In a chilling section on the male lover’s aggressive – and often psychopathic conduct to win, or win back the girl – Sankey shines the torch on The Last Kiss in which the man who abandoned his pregnant girlfriend in haste, now camps out on her doorstep like a stalker for three days, until neighbours bring him meals with no regard to trespassing laws or to the woman holed up as prisoner inside.
It is in the final quarter of the film when, like many romcoms, things fall apart. Sankey is right to mention the shortage of ethnic minority and GLBT (gay, lesbian, bi-sexual and transgender) romcoms, but then contradicts herself, showing up some clips and admitting that she never would have tuned in to them. She also tunes in to the overrated gay drama, God’s Own Country (which she adores), a film hardly known for its laughs, and shows how it complies with the romcom format and rules. While superb romcoms like Annie Hall and Bird on Wire go back too far for Sankey, she does mention arguably the best romcom since these, The Big Sick (2017), a romcom that is not only without gender stereotypes, but is also a rare example of an inter-racial romcom.
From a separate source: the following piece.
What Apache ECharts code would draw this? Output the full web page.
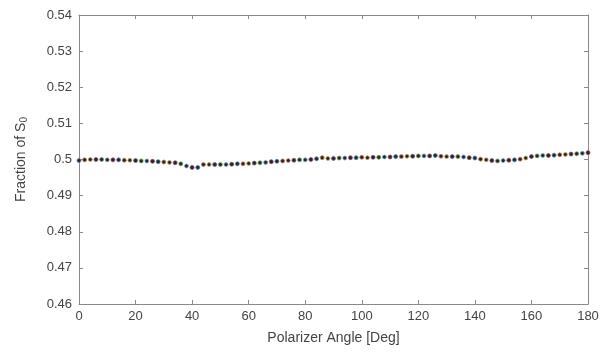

Instead of struggling to explain these romcoms in the context of her film, Sankey should just step back and talk about the quality of the scripts, the chemistry of the actors and the people behind the film. The Big Sick is not just a superior romcom, but a superior film, worthy of an Academy Award. Sankey overlooks other brilliantly written romcoms, such as Enough Said, co-starring the late James Gandolfini, perhaps because the protagonists are middle-aged.